> _What you are asked to do_
Within the entries below, find the portion that opens with the line containing "Write a LaTeX" and closes with the line containing "(0,0) rectangle (1373,905);". Retype that portion exactly and only.

> _Data for this task_

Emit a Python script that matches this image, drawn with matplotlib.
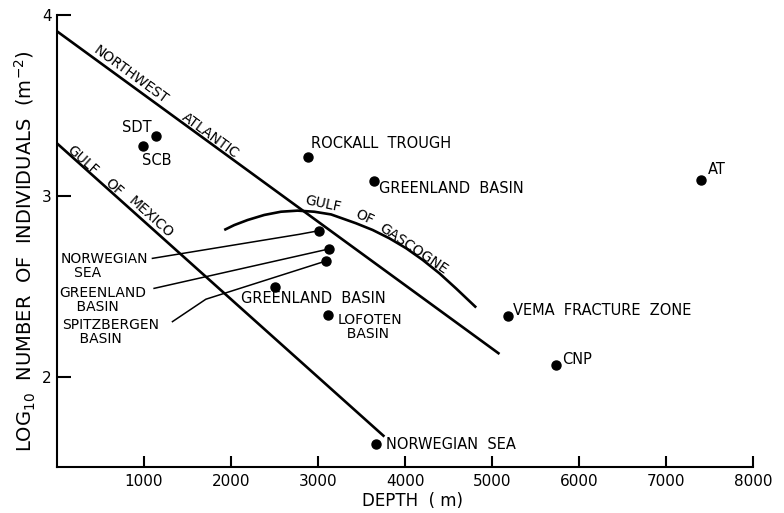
---
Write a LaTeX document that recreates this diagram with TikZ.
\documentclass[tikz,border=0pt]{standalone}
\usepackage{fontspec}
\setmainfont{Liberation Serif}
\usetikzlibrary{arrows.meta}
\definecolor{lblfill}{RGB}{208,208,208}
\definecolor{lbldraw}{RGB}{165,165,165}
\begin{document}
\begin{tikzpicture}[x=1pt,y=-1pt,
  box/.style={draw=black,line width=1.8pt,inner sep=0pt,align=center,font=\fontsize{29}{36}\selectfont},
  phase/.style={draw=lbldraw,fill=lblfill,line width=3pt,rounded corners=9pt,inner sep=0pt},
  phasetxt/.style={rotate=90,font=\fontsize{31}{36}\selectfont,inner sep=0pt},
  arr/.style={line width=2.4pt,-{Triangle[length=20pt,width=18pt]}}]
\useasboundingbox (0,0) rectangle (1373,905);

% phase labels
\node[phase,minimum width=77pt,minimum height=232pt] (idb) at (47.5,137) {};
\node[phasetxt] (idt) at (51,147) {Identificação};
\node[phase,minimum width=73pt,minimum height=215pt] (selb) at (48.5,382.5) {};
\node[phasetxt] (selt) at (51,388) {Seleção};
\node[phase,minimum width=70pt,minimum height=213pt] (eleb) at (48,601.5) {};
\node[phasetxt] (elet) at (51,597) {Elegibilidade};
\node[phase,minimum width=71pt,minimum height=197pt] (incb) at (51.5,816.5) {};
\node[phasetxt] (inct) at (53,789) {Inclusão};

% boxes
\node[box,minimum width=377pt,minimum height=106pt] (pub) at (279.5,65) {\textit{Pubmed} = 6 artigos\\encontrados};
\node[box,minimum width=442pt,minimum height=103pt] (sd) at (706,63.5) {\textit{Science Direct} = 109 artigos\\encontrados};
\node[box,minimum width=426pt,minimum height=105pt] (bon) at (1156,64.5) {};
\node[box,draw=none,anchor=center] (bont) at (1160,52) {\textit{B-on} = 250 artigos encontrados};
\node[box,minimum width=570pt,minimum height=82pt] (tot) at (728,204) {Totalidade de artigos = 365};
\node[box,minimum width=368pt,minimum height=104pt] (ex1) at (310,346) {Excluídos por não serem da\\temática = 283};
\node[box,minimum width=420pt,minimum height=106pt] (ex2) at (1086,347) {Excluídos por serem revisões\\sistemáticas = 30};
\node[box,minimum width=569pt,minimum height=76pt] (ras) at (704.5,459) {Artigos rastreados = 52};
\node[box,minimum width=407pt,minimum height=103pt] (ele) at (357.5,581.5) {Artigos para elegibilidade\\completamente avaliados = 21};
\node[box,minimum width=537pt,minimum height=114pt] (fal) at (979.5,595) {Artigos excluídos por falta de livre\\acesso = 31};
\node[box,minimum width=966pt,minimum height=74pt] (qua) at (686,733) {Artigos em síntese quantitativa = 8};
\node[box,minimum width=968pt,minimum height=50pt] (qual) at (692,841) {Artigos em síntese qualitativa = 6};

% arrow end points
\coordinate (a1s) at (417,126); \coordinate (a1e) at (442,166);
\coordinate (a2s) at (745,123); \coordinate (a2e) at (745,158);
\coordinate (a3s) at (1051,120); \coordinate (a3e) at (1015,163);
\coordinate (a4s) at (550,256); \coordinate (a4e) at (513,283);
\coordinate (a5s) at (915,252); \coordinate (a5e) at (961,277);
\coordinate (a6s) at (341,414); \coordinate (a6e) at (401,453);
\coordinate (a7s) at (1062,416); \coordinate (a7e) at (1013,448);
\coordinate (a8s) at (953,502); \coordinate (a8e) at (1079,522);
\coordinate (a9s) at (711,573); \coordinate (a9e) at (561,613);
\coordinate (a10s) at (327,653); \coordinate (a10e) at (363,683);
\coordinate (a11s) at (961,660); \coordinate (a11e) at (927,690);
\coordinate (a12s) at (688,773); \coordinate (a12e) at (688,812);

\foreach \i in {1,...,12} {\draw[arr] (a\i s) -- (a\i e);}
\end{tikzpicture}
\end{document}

> _Response below_
Write a LaTeX document that recreates this diagram with TikZ.
\documentclass[tikz,border=0pt]{standalone}
\usepackage{fontspec}
\setmainfont{Liberation Serif}
\usetikzlibrary{arrows.meta}
\definecolor{lblfill}{RGB}{208,208,208}
\definecolor{lbldraw}{RGB}{165,165,165}
\begin{document}
\begin{tikzpicture}[x=1pt,y=-1pt,
  box/.style={draw=black,line width=1.8pt,inner sep=0pt,align=center,font=\fontsize{29}{36}\selectfont},
  phase/.style={draw=lbldraw,fill=lblfill,line width=3pt,rounded corners=9pt,inner sep=0pt},
  phasetxt/.style={rotate=90,font=\fontsize{31}{36}\selectfont,inner sep=0pt},
  arr/.style={line width=2.4pt,-{Triangle[length=20pt,width=18pt]}}]
\useasboundingbox (0,0) rectangle (1373,905);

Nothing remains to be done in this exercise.